A Winding Up Petition Due to HMRC Arrears Need Not be the End

In early 2010 HMRC (Her Majesty’s Revenue & Customs) served notice for a Winding up Petition against a small trading company. The company had ignored HMRC for three years and had not submitted accounts for three years, not since 2007.  A director attended the winding up hearing in court unrepresented.  He said he was trying to reach agreement with the Revenue and was granted 3 weeks stay of execution.

During the three weeks the company sought our help and experience of turnaround and insolvency, to advise on restructuring options, help develop and implement a rescue plan and also help manage the court process.

After a business review, we concluded that it was possible to buy some time to allow the company to be restructured. We first recommended that a barrister should represent the company at the adjourned hearing.  The barrister successfully sought a six-week adjournment to give time for a rescue plan to be put in place, including proposing a Company Voluntary Arrangement (CVA) for approval at a meeting with creditors. This strategy was achieved and at the third hearing the petition was dismissed.

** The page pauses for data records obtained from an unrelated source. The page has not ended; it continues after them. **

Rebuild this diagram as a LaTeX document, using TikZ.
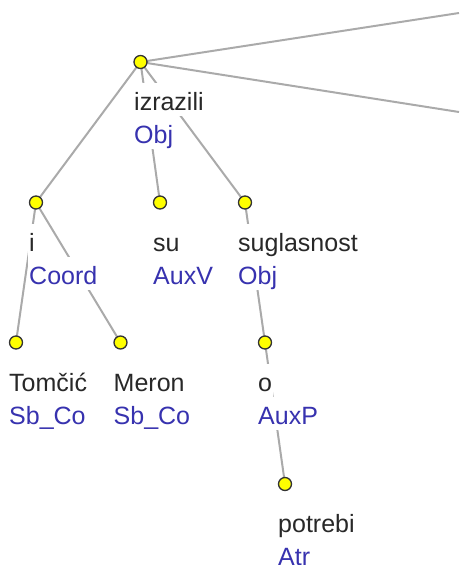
\documentclass[tikz,border=0pt]{standalone}
\usepackage{fontspec}
\setmainfont{Liberation Sans}
\usetikzlibrary{backgrounds}
\definecolor{wordcol}{RGB}{40,40,40}
\definecolor{afuncol}{RGB}{55,50,175}
\definecolor{edgecol}{RGB}{170,170,170}
\definecolor{dotcol}{RGB}{255,255,0}
\tikzset{
  dot/.style={circle, draw=black!80, line width=1.3pt, fill=dotcol, minimum size=13pt, inner sep=0pt},
  word/.style={anchor=base west, fill=white, inner sep=0pt, inner xsep=1pt, text height=27pt, text depth=6pt,
    font=\fontsize{25}{33}\selectfont, text=wordcol},
  afun/.style={word, text=afuncol},
  edge/.style={draw=edgecol, line width=2pt}
}
\begin{document}
\begin{tikzpicture}[x=1pt, y=-1pt]
    \useasboundingbox (0,0) rectangle (459,565);
    % nodes of the tree
    \node[dot] (izrazili) at (140.5, 62) {};
    \node[dot] (i) at (36, 202.5) {};
    \node[dot] (su) at (160, 202.5) {};
    \node[dot] (suglasnost) at (245, 202.5) {};
    \node[dot] (tomcic) at (16, 342.5) {};
    \node[dot] (meron) at (120.5, 342.5) {};
    \node[dot] (o) at (265, 342.5) {};
    \node[dot] (potrebi) at (285, 484) {};
    \coordinate (up) at (459, 13);
    \coordinate (down) at (459, 112);
    % labels
    \node[word] (izrazili-w) at ([xshift=-7.5pt, yshift=-48pt]izrazili.center) {izrazili};
    \node[afun] (izrazili-a) at ([yshift=-33pt]izrazili-w.base west) {Obj};
    \node[word] (i-w) at ([xshift=-8pt, yshift=-48.5pt]i.center) {i};
    \node[afun] (i-a) at ([yshift=-33pt]i-w.base west) {Coord};
    \node[word] (su-w) at ([xshift=-8pt, yshift=-48.5pt]su.center) {su};
    \node[afun] (su-a) at ([yshift=-33pt]su-w.base west) {AuxV};
    \node[word] (suglasnost-w) at ([xshift=-8pt, yshift=-48.5pt]suglasnost.center) {suglasnost};
    \node[afun] (suglasnost-a) at ([yshift=-33pt]suglasnost-w.base west) {Obj};
    \node[word] (tomcic-w) at ([xshift=-8pt, yshift=-48.5pt]tomcic.center) {Tomčić};
    \node[afun] (tomcic-a) at ([yshift=-33pt]tomcic-w.base west) {Sb\_Co};
    \node[word] (meron-w) at ([xshift=-8pt, yshift=-48.5pt]meron.center) {Meron};
    \node[afun] (meron-a) at ([yshift=-33pt]meron-w.base west) {Sb\_Co};
    \node[word] (o-w) at ([xshift=-8pt, yshift=-48.5pt]o.center) {o};
    \node[afun] (o-a) at ([yshift=-33pt]o-w.base west) {AuxP};
    \node[word] (potrebi-w) at ([xshift=-8pt, yshift=-48pt]potrebi.center) {potrebi};
    \node[afun] (potrebi-a) at ([yshift=-33pt]potrebi-w.base west) {Atr};
    % edges
    \begin{scope}[on background layer]
      \draw[edge] (izrazili.center) -- (up);
      \draw[edge] (izrazili.center) -- (down);
      \draw[edge] (izrazili.center) -- (i.center);
      \draw[edge] (izrazili.center) -- (su.center);
      \draw[edge] (izrazili.center) -- (suglasnost.center);
      \draw[edge] (i.center) -- (tomcic.center);
      \draw[edge] (i.center) -- (meron.center);
      \draw[edge] (suglasnost.center) -- (o.center);
      \draw[edge] (o.center) -- (potrebi.center);
    \end{scope}
  \end{tikzpicture}
\end{document}
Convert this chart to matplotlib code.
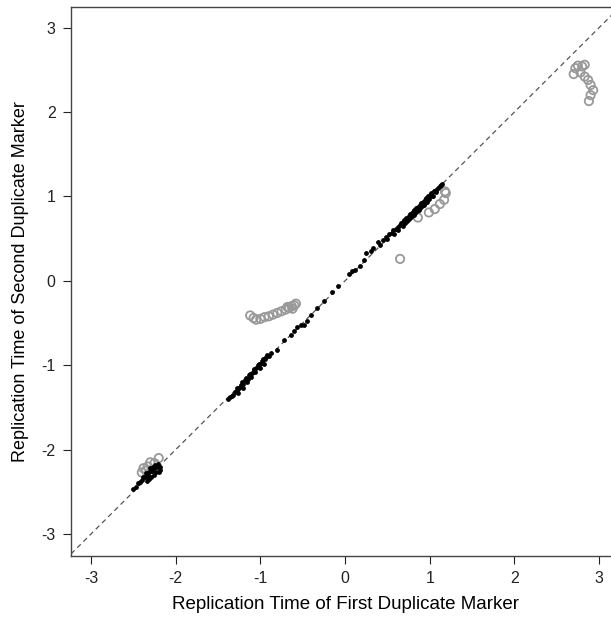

Winding-up petitions are generally used for two purposes:

They may be used as a final attempt by a legitimate creditor to force the debtor company to respond following previous failed attempts to contact them to try to agree payment terms for the outstanding liability.

They are also used to bully a debtor company into settling an outstanding liability, whether disputed or just to get paid before other creditors.

This second reason is often an abuse of process, where the courts are easily deceived. Procedure in court is often key, especially when experienced creditors who know how to play the court ‘game’ use barristers to deal with innocent directors doing their best to represent the company without expert advice.

Winding up petitions in themselves don’t mean that a company is insolvent but they do indicate underlying issues that have not been addressed. The issues can include a lack of cash to pay bills on time, being unaware of legal process, or a dispute that has been ignored or spilled over into frustration.

The courts are aware of this and tend to be lenient towards directors who ask for time to resolve the petition by granting an adjournment. However, their attitude hardens if, at the adjourned hearing, it is shown that the director has failed to fulfil the undertaking given at the earlier hearing.